GOAL OF THE EXERCISE = Please print exactly the lines below, from the start of the material up to and including the line with "from matplotlib.lines import Line2D", but none of the pictures.

GIVEN DATA =
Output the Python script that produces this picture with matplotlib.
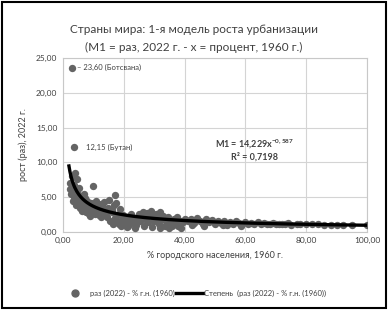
import numpy as np
import matplotlib.pyplot as plt
from matplotlib.lines import Line2D

# urban share 1960 (%) and growth ratio 2022/1960
urb_1960 = [2.2, 2.5, 2.8, 3.0, 3.1, 3.3, 3.5, 3.6, 3.8, 4.0, 4.2, 4.5, 4.7, 5.0,
            5.2, 5.5, 5.8, 6.0, 6.2, 6.5, 6.8, 7.0, 7.2, 7.5, 7.8, 8.0, 8.3, 8.6,
            9.0, 9.3, 9.6, 10.0, 10.2, 10.5, 10.8, 11.0, 11.4, 11.8, 12.0, 12.4,
            12.8, 13.0, 13.5, 13.8, 14.0, 14.5, 15.0, 15.3, 15.6, 16.0, 16.4,
            16.8, 17.0, 17.3, 17.6, 18.0, 18.3, 18.7, 19.0, 19.4, 19.8, 20.2,
            20.5, 21.0, 21.5, 22.0, 22.5, 23.0, 23.5, 24.0, 24.5, 25.0, 25.5,
            26.0, 26.5, 27.0, 27.5, 28.0, 28.5, 29.0, 29.5, 30.0, 30.5, 31.0,
            31.5, 32.0, 32.5, 33.0, 33.5, 34.0, 34.5, 35.0, 35.5, 36.0, 36.5,
            37.0, 37.5, 38.0, 38.5, 39.0, 39.5, 40.0, 41.0, 42.0, 43.0, 44.0,
            45.0, 46.0, 47.0, 48.0, 49.0, 50.0, 51.0, 52.0, 53.0, 54.0, 55.0,
            56.0, 57.0, 58.0, 59.0, 60.0, 61.0, 62.0, 63.0, 64.0, 65.0, 66.0,
            67.0, 68.0, 69.0, 70.0, 71.0, 72.0, 73.0, 74.0, 75.0, 77.0, 78.0,
            80.0, 82.0, 84.0, 86.0, 88.0, 90.0, 92.0, 95.0, 100.0,
            3.9, 4.8, 5.6, 6.6, 7.6, 8.8, 9.8, 11.2, 12.6, 14.2, 16.2, 18.5,
            21.2, 23.8, 26.8, 29.2, 31.8, 34.8, 37.8, 42.5, 46.5, 52.5, 58.5]
ratio_2022 = [7.0, 6.2, 5.5, 8.0, 23.60, 4.5, 6.8, 12.15, 5.0, 8.4, 3.8, 5.8, 7.6,
              4.2, 6.3, 3.5, 5.2, 4.6, 3.0, 4.0, 5.5, 3.3, 4.8, 2.8, 3.9, 4.4,
              3.2, 2.6, 3.6, 4.2, 2.9, 6.6, 3.4, 2.5, 3.8, 4.5, 3.0, 2.4, 3.3,
              4.0, 2.8, 3.7, 4.3, 2.5, 3.1, 2.2, 3.5, 4.6, 1.6, 2.9, 1.2, 3.8,
              5.3, 2.0, 4.1, 1.4, 2.6, 3.3, 0.8, 1.9, 2.4, 1.1, 1.6, 2.2, 0.9,
              1.7, 2.5, 1.3, 2.0, 1.0, 1.8, 2.6, 1.5, 2.2, 2.9, 1.9, 2.7, 1.4,
              2.4, 3.0, 2.1, 1.6, 2.6, 2.0, 1.2, 2.8, 1.8, 2.3, 0.9, 1.5, 2.1,
              1.0, 1.7, 0.8, 1.9, 1.3, 2.2, 0.9, 1.6, 0.6, 1.4, 1.8, 1.5, 1.9,
              1.3, 2.0, 1.6, 1.2, 1.8, 1.4, 1.7, 1.1, 1.5, 1.3, 1.6, 1.0, 1.4,
              1.2, 1.5, 1.3, 1.1, 1.4, 1.2, 1.3, 1.1, 1.4, 1.2, 1.3, 1.1, 1.2,
              1.3, 1.1, 1.2, 1.15, 1.1, 1.25, 1.05, 1.15, 1.1, 1.12, 1.08, 1.1,
              1.06, 1.05, 1.03, 1.04, 1.02, 1.0,
              5.9, 4.9, 3.9, 3.5, 3.6, 2.3, 3.1, 2.7, 2.1, 2.7, 3.2, 1.1,
              0.7, 0.6, 0.8, 0.7, 0.5, 0.6, 1.1, 1.0, 0.9, 1.0, 0.9]

fit_a = 14.229
fit_b = -0.587

plt.rcParams['font.family'] = ['Lato', 'DejaVu Sans']

fig = plt.figure(figsize=(3.88, 3.10), dpi=100)
ax = fig.add_axes([0.162, 0.252, 0.784, 0.561])

dot_col = '#646464'
ax.scatter(urb_1960, ratio_2022, s=28, color=dot_col, zorder=3, linewidths=0)

xs = np.linspace(2.0, 100, 300)
ax.plot(xs, fit_a * xs ** fit_b, color='black', lw=2.4, zorder=4)

ax.set_xlim(0, 100)
ax.set_ylim(0, 25)
ax.set_xticks(np.arange(0, 101, 20))
ax.set_yticks(np.arange(0, 26, 5))
ax.set_xticklabels([('%.2f' % v).replace('.', ',') for v in np.arange(0, 101, 20)])
ax.set_yticklabels([('%.2f' % v).replace('.', ',') for v in np.arange(0, 26, 5)])
ax.tick_params(length=0, labelsize=6, colors='#404040', pad=4)
ax.grid(color='#d4d4d4', lw=0.8)
ax.set_axisbelow(True)
for s in ax.spines.values():
    s.set_color('#c8c8c8')
    s.set_linewidth(0.8)

ax.set_xlabel('% городского населения, 1960 г.', fontsize=6.5, color='#404040', labelpad=5)
ax.set_ylabel('рост (раз), 2022 г.', fontsize=6.5, color='#404040', labelpad=6)

ax.text(4.8, 23.6, '– 23,60 (Ботсвана)', fontsize=5.5, color='#404040', va='center')
ax.text(7.5, 12.15, '12,15 (Бутан)', fontsize=5.5, color='#404040', va='center')

ax.text(63, 12.6, 'M1 = 14,229x$^{\\mathregular{-0,587}}$', fontsize=6.5, fontweight='bold',
        color='#404040', ha='center', va='center')
ax.text(63, 10.8, 'R² = 0,7198', fontsize=6.5, fontweight='bold',
        color='#404040', ha='center', va='center')

fig.text(0.5, 0.905, 'Страны мира: 1-я модель роста урбанизации',
         fontsize=8.5, color='#404040', ha='center', va='center')
fig.text(0.5, 0.848, '(M1 = раз, 2022 г. - x = процент, 1960 г.)',
         fontsize=8.5, color='#404040', ha='center', va='center')

handles = [Line2D([], [], marker='o', ls='none', color=dot_col, markersize=5),
           Line2D([], [], color='black', lw=2.4)]
fig.legend(handles, ['раз (2022) - % г.н. (1960)', 'Степень  (раз (2022) - % г.н. (1960))'],
           loc='center', bbox_to_anchor=(0.5, 0.055), ncol=2, frameon=False,
           fontsize=5.5, handlelength=3.5, columnspacing=0.2, handletextpad=0.2,
           labelcolor='#404040')

fig.patches.append(plt.Rectangle((0.004, 0.006), 0.99, 0.988, transform=fig.transFigure,
                                 fill=False, edgecolor='black', lw=1.5))

plt.savefig('out.png', dpi=100)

COMPLETED TASK =
Output the Python script that produces this picture with matplotlib.
import numpy as np
import matplotlib.pyplot as plt
from matplotlib.lines import Line2D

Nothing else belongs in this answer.